The Missouri Humanities Commission (MHC) has awarded a grant of $2,500 to the Lee’s Summit History Museum in support of the John Hardin Harris exhibit. The MHC is the only statewide agency in Missouri devoted exclusively to humanities education for citizens of all ages. It has served as a state affiliate of the National Endowment for the Humanities since 1971.

Funding will be used to purchase a case to conserve and display buckskin clothing and other items that belonged to John Hardin Harris, one of Lee’s Summit’s early pioneers. He was born in 1832 in Independence, the eighth of 15 children of William and Rhoda Harris, who came to the local area by wagon train from Virginia in 1830. William Harris was one of the first non-native settlers in the Independence-Blue Springs area.
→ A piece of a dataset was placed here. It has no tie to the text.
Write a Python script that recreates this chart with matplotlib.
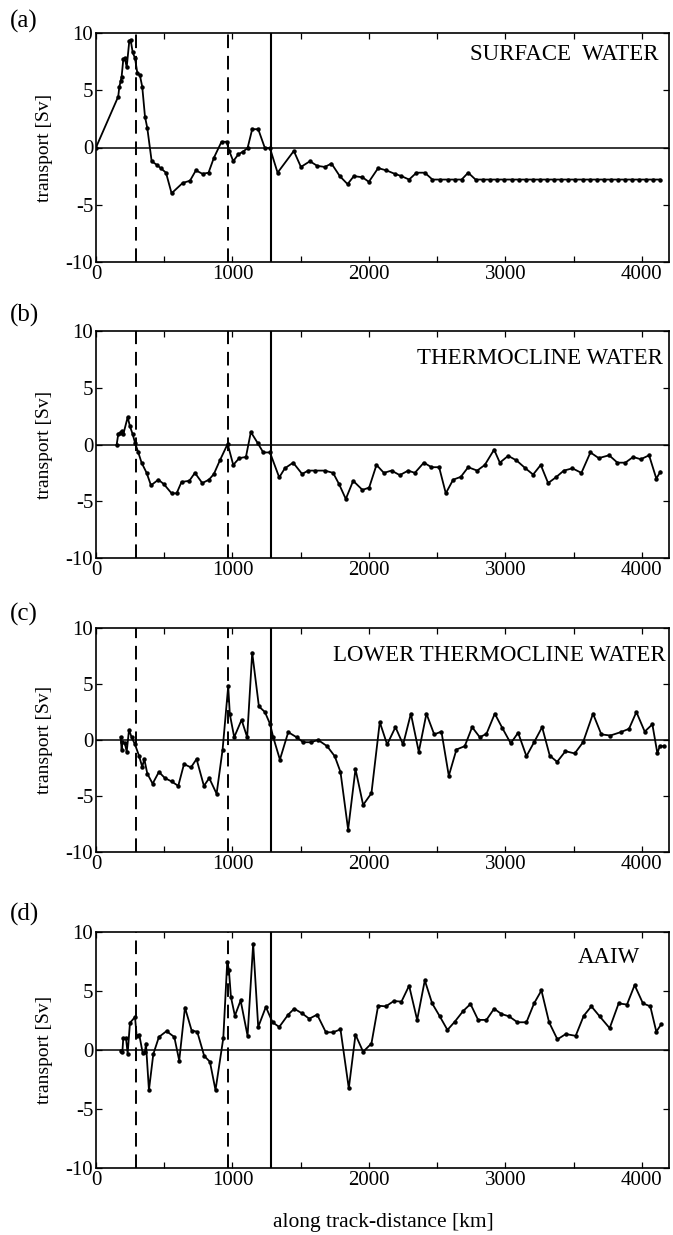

Harris was originally a farmer in Jackson County but during the Civil War moved his family west, settling near Denver. He stayed in Colorado for about two years and moved back to Jackson Co. in 1865.Upon returning to Missouri, Harris bought land near Lee’s Summit and became a prosperous local citizen through extensive farming and real estate. He was a pioneer stock breeder in Missouri producing hogs, cattle, sheep and prize-winning mules. In 1897 he established a park stocked with wild deer, creating a well-known tourist attraction in the area that later became Harris Park. He died in 1918 at age 86 and is buried in the Lee’s Summit Historical Cemetery.

Many of the 15 Harris children, including John, settled in the Lee’s Summit area, marrying into other pioneer families. The prolific number of descendants of the Harris family, many of which still live in Lee’s Summit and the surrounding area, have also had significant impacts on the community. Many of the familiar names in Lee’s Summit today in street names, businesses, parks and residents – Strother, Howard, Langsford, Leinweber, Powell, Shrout, Fristoe, Brownfield and many more – can be traced back to the Harris family.

An additional grant from Freedom’s Frontier National Heritage Area will be used in conjunction with the Missouri Humanities Grant to complete this new exhibit. The exhibit is scheduled to be complete in April.